With specialized training, Artificial Intelligence (AI) machines can scour a marketplace looking at prices and devising ways that all sellers could obtain higher prices, especially if the competitors acted collusively. Of course, AI is unaware of the ethical violation that arises from collusion until it is trained to avoid such behaviors. The scope of training and the degree to which appropriate ethics are imbedded are the responsibility of the AI developer. The more sophisticated the AI machine, the less likely that its developer can’t foresee everything the AI machine might do.
In one example a Mr. Topkins programmed a customized algorithm that could keep prices for classic movie posters artificially high among competing vendors in the Amazon marketplace. Once his rivals agreed to the plan, the algorithm automatically maintained what prosecutors called “collusive, non-competitive prices” on printed wall art.
Had Mr.

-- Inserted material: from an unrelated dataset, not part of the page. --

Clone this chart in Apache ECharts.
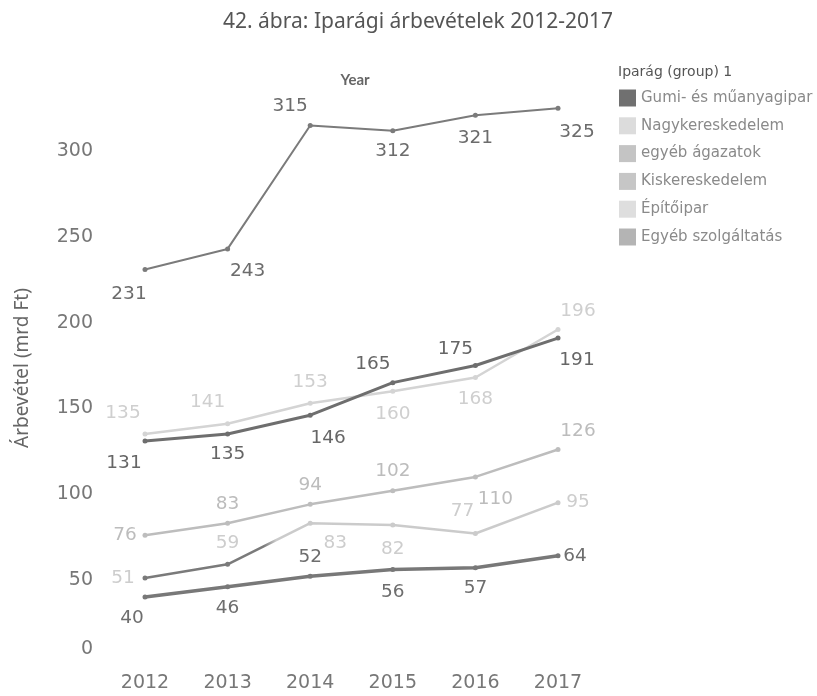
<!DOCTYPE html>
<html>
<head>
<meta charset="utf-8">
<script src="https://cdn.jsdelivr.net/npm/echarts@6/dist/echarts.min.js"></script>
<style>
html,body{margin:0;padding:0;background:#fff;}
#chart{width:817px;height:696px;}
</style>
</head>
<body>
<div id="chart"></div>
<script>
// ---- data ----
const years = ['2012', '2013', '2014', '2015', '2016', '2017'];
const seriesNames = ['Gumi- és műanyagipar', 'Nagykereskedelem', 'egyéb ágazatok', 'Kiskereskedelem', 'Építőipar', 'Egyéb szolgáltatás'];
const gumi = [231, 243, 315, 312, 321, 325];
const nagyker = [135, 141, 153, 160, 168, 196];
const egyebAgazatok = [76, 83, 94, 102, 110, 126];
const kisker = [131, 135, 146, 165, 175, 191];
const epitoipar = [51, 59, 83, 82, 77, 95];
const egyebSzolg = [40, 46, 52, 56, 57, 64];
const yTicks = [0, 50, 100, 150, 200, 250, 300];

// ---- styles (label offsets relative to point) ----
const epitoLine = new echarts.graphic.LinearGradient(0, 0, 1, 0, [
  {offset: 0, color: '#7a7a7a'}, {offset: 0.29, color: '#7a7a7a'},
  {offset: 0.32, color: '#cbcbcb'}, {offset: 1, color: '#cbcbcb'}
]);
const styles = [
  {data: gumi, line: '#7b7b7b', label: '#6c6c6c', width: 2, legend: '#707070',
   off: [[-16, 25], [20, 22], [-20, -19], [0, 21], [0, 23], [19, 24]]},
  {data: nagyker, line: '#d4d4d4', label: '#cfcfcf', width: 2.5, legend: '#dcdcdc',
   off: [[-22, -21], [-20, -22], [0, -21], [0, 23], [0, 22], [20, -18]]},
  {data: egyebAgazatok, line: '#bdbdbd', label: '#bcbcbc', width: 2.5, legend: '#c4c4c4',
   off: [[-20, 0], [0, -19], [0, -19], [0, -19], [20, 22], [20, -18]]},
  {data: kisker, line: '#6e6e6e', label: '#666666', width: 3, legend: '#c6c6c6',
   off: [[-21, 22], [0, 20], [18, 23], [-20, -18], [-20, -16], [19, 22]]},
  {data: epitoipar, line: epitoLine, point: ['#7a7a7a', '#7a7a7a', '#cbcbcb', '#cbcbcb', '#cbcbcb', '#cbcbcb'],
   label: '#cdcdcd', width: 2.5, legend: '#dedede',
   off: [[-22, 0], [0, -21], [25, 20], [0, 24], [-13, -22], [20, 0]]},
  {data: egyebSzolg, line: '#787878', label: '#6e6e6e', width: 3.5, legend: '#b4b4b4',
   off: [[-13, 21], [0, 22], [0, -19], [0, 23], [0, 20], [17, 0]]}
];

const FONT = '"DejaVu Sans", Verdana, sans-serif';

const series = styles.map((s, si) => ({
  name: seriesNames[si],
  type: 'line',
  data: s.data.map((v, i) => {
    const d = {value: v, label: {offset: s.off[i]}};
    if (s.point) d.itemStyle = {color: s.point[i]};
    return d;
  }),
  symbol: 'circle',
  symbolSize: 5,
  lineStyle: {color: s.line, width: s.width},
  itemStyle: {color: s.point ? '#cbcbcb' : s.line},
  label: {
    show: true,
    position: 'inside',
    color: s.label,
    fontFamily: FONT,
    fontSize: 18.5,
    align: 'center',
    verticalAlign: 'middle'
  },
  emphasis: {disabled: true},
  z: 2 + si
}));

const chart = echarts.init(document.getElementById('chart'), null, {renderer: 'canvas'});
chart.setOption({
  animation: false,
  backgroundColor: '#ffffff',
  title: [{
    text: '42. ábra: Iparági árbevételek 2012-2017',
    left: 413, top: 7, textAlign: 'center',
    textStyle: {fontFamily: '"Noto Sans", sans-serif', fontSize: 21, fontWeight: 'normal', color: '#555'}
  }, {
    text: 'Year',
    left: 350, top: 68, textAlign: 'center',
    textStyle: {fontFamily: 'Lato, sans-serif', fontSize: 15, fontWeight: 'bold', color: '#666'}
  }, {
    text: 'Iparág (group) 1',
    left: 613, top: 60,
    textStyle: {fontFamily: '"DejaVu Sans", sans-serif', fontSize: 14, fontWeight: 'normal', color: '#555'}
  }],
  graphic: [{
    type: 'text',
    x: 13, y: 368,
    rotation: Math.PI / 2,
    style: {
      text: 'Árbevétel (mrd Ft)',
      fontFamily: '"Noto Sans", sans-serif',
      fontSize: 19,
      fill: '#666',
      align: 'center',
      verticalAlign: 'top'
    }
  }],
  legend: {
    orient: 'vertical',
    left: 614, top: 84.5,
    itemWidth: 17, itemHeight: 17, itemGap: 10.8,
    icon: 'rect',
    selectedMode: false,
    data: seriesNames.map((n, i) => ({name: n, itemStyle: {color: styles[i].legend}})),
    textStyle: {fontFamily: FONT, fontSize: 15, color: '#8a8a8a'}
  },
  grid: {left: 145, right: 259, top: 65.5, bottom: 30.5},
  xAxis: {
    type: 'category',
    data: years,
    boundaryGap: false,
    axisLine: {show: false},
    axisTick: {show: false},
    axisLabel: {margin: 8, color: '#777', fontFamily: FONT, fontSize: 19}
  },
  yAxis: {
    type: 'value',
    min: 0, max: 350, interval: 50,
    axisLine: {show: false},
    axisTick: {show: false},
    splitLine: {show: false},
    axisLabel: {
      margin: 52, color: '#777', fontFamily: FONT, fontSize: 19,
      formatter: v => (v === 0 ? '{z|0}' : (yTicks.indexOf(v) >= 0 ? String(v) : '')),
      rich: {z: {color: '#777', fontFamily: FONT, fontSize: 19, padding: [0, 0, 32, 0]}}
    }
  },
  series: series
});
</script>
</body>
</html>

Topkins instead used an AI machine trained to analyze the market and maximize prices, he may have not needed to talk to his competitors. That would avoid the need to leave email and voicemail evidence for prosecutors to find. Topkins and his competitors’ AI machines could “do the colluding for them, either by using the same algorithm or the AI machines could learn how to increase prices from their interactions with other AI machines.”
When a specific market has few competitors, an AI machine can be trained to watch price movements and then unilaterally set prices to give the AI owner either a maximum share of the market or a higher total margin for the AI owner.

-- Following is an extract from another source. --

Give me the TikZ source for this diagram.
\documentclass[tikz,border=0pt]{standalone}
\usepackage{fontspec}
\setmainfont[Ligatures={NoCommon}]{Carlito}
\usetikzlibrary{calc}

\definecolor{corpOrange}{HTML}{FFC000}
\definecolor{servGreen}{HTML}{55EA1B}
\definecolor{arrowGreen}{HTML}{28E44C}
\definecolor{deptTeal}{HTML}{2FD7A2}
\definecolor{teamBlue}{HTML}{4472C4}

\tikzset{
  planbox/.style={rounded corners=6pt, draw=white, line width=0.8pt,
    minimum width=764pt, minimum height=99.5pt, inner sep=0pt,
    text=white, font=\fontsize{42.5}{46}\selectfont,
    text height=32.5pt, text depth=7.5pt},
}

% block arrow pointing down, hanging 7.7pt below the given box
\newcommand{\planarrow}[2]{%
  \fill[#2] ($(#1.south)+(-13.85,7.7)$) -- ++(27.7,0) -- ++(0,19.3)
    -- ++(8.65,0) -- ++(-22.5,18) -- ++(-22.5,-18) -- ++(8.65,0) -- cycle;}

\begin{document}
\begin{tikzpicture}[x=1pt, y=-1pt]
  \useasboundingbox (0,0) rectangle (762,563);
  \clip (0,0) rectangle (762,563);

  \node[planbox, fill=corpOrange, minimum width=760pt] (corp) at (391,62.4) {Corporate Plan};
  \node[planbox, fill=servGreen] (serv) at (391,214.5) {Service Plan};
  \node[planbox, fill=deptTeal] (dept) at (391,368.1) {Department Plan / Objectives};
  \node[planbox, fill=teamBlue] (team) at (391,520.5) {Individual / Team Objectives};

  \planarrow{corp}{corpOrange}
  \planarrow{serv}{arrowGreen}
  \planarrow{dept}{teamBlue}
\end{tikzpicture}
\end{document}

When an AI operates alone and therefore avoids collusion, unilateral price increases may be unethical, but they might not be not violation of the antitrust laws. The Federal government and most states have antitrust laws which “prohibit business practices that unreasonably deprive consumers of the benefits of competition, resulting in higher prices for inferior products and services.” The laws generally bar competitors from fixing prices, rigging bids, or allocating customers because those unlawful practices can cause consumers to lose the benefits of competition.

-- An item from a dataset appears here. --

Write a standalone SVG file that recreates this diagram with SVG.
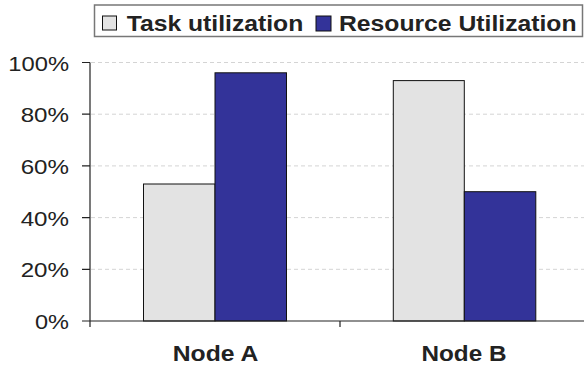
<svg xmlns="http://www.w3.org/2000/svg" width="584" height="366" viewBox="0 0 584 366">
  <style>
    text { font-family: "Liberation Sans", Arial, sans-serif; fill: #222; }
    .tick { font-size: 20px; text-anchor: end; }
    .cat { font-size: 22px; font-weight: bold; text-anchor: middle; }
    .leg { font-size: 22px; font-weight: bold; }
    .grid { stroke: #d4d4d4; stroke-width: 1; stroke-dasharray: 4 3; }
    .axis { stroke: #222; stroke-width: 1.2; fill: none; }
    .task { fill: #e3e3e3; stroke: #111; stroke-width: 1; }
    .res { fill: #333399; stroke: #111; stroke-width: 1; }
  </style>

  <rect width="584" height="366" fill="#ffffff"/>

  <!-- legend -->
  <g id="legend">
    <rect x="94.5" y="5" width="488" height="31.5" fill="#ffffff" stroke="#777" stroke-width="1.5"/>
    <rect class="task" x="102.5" y="16" width="14" height="14"/>
    <text class="leg" x="126.7" y="30.5" textLength="176.6" lengthAdjust="spacingAndGlyphs">Task utilization</text>
    <rect class="res" x="316" y="16" width="15" height="15"/>
    <text class="leg" x="339" y="30.5" textLength="237.5" lengthAdjust="spacingAndGlyphs">Resource Utilization</text>
  </g>

  <!-- gridlines -->
  <g id="grid">
    <line class="grid" x1="91" y1="62.5" x2="584" y2="62.5"/>
    <line class="grid" x1="91" y1="114.2" x2="584" y2="114.2"/>
    <line class="grid" x1="91" y1="165.9" x2="584" y2="165.9"/>
    <line class="grid" x1="91" y1="217.6" x2="584" y2="217.6"/>
    <line class="grid" x1="91" y1="269.3" x2="584" y2="269.3"/>
  </g>

  <!-- bars -->
  <g id="node-a">
    <rect class="task" x="143.5" y="184" width="71.5" height="137"/>
    <rect class="res" x="215" y="72.8" width="71.5" height="248.2"/>
    <text class="cat" x="215.5" y="361" textLength="85.5" lengthAdjust="spacingAndGlyphs">Node A</text>
  </g>
  <g id="node-b">
    <rect class="task" x="393.3" y="80.6" width="71" height="240.4"/>
    <rect class="res" x="464.3" y="191.7" width="71.5" height="129.3"/>
    <text class="cat" x="464" y="361" textLength="85" lengthAdjust="spacingAndGlyphs">Node B</text>
  </g>

  <!-- axes and ticks -->
  <g id="axes">
    <path class="axis" d="M90 62.5 V327 M90 321 H584 M340 321 V327"/>
    <path class="axis" d="M82 62.5 H90 M82 114.2 H90 M82 165.9 H90 M82 217.6 H90 M82 269.3 H90 M82 321 H90"/>
  </g>

  <!-- value axis labels -->
  <g id="y-labels">
    <text class="tick" x="69" y="70.5" textLength="60.7" lengthAdjust="spacingAndGlyphs">100%</text>
    <text class="tick" x="69" y="122.2" textLength="48.3" lengthAdjust="spacingAndGlyphs">80%</text>
    <text class="tick" x="69" y="173.9" textLength="48.3" lengthAdjust="spacingAndGlyphs">60%</text>
    <text class="tick" x="69" y="225.6" textLength="48.3" lengthAdjust="spacingAndGlyphs">40%</text>
    <text class="tick" x="69" y="277.3" textLength="48.3" lengthAdjust="spacingAndGlyphs">20%</text>
    <text class="tick" x="69" y="328.8" textLength="34" lengthAdjust="spacingAndGlyphs">0%</text>
  </g>
</svg>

The Sherman Antitrust Act, The Clayton Act, and The Federal Trade Commission Act approach antitrust behavior from somewhat different directions. The Sherman Act might come closest to banning AI analysis of a market place that culminates in unilateral increases in prices. However, The Sherman Antitrust Act is “not violated simply when one firm’s vigorous competition and lower prices take sales from its less efficient competitors—that is competition working properly.” An AI, acting alone may be very effective at taking market share, but is it competition working properly?
Mr Topkins’ use of an algorithm has many parallels in business. Such algorithms are used in quantitative finance, in the airline and hotel industries and in online retailers such as Amazon. The uses of algorithms are spreading into transportation, healthcare and consumer goods.
The Federal Trade Commission Act prohibits unfair methods of competition in interstate commerce, and that prohibition may come closer to providing the limitation on aggressive pricing via an AI machine. But if a vendor makes the investment to thoroughly understand a marketplace so that the vendor can price to his best advantage, is it really an unfair method? At what degree of understanding or what stage of price setting, does a vendor cross the line into unfair competition, particularly if any other vendor could do the same thing? If two or more competitors use non-collusive AI machines, is that unfair?
For non-collusive AI use to be considered unfair, it would have to be from the consumer’s perspective and although we insist that consumers deserve protection from aggressive vendors, we cannot expect that vendors limit themselves to behavior guided by mere human intelligence. Perhaps a sufficient warning to consumers could come from vendors revealing how they set prices. We will likely hear more on this topic from the Federal Trade Commission.
If the AI machine acted in ways that its developer could not reasonably foresee, some will argue that the AI machine would need to be held accountable for its actions. This is not as strange as it might sound. Along their path to staking out what constitutes antitrust violation for AI machines, the FTC may conclude that like corporations, AI machines deserve acknowledgement as “persons” and are subject to similar protections, due process, and punishments. If so, then AI machines, like humans, could be subject to isolation, loss of assets and the death penalty.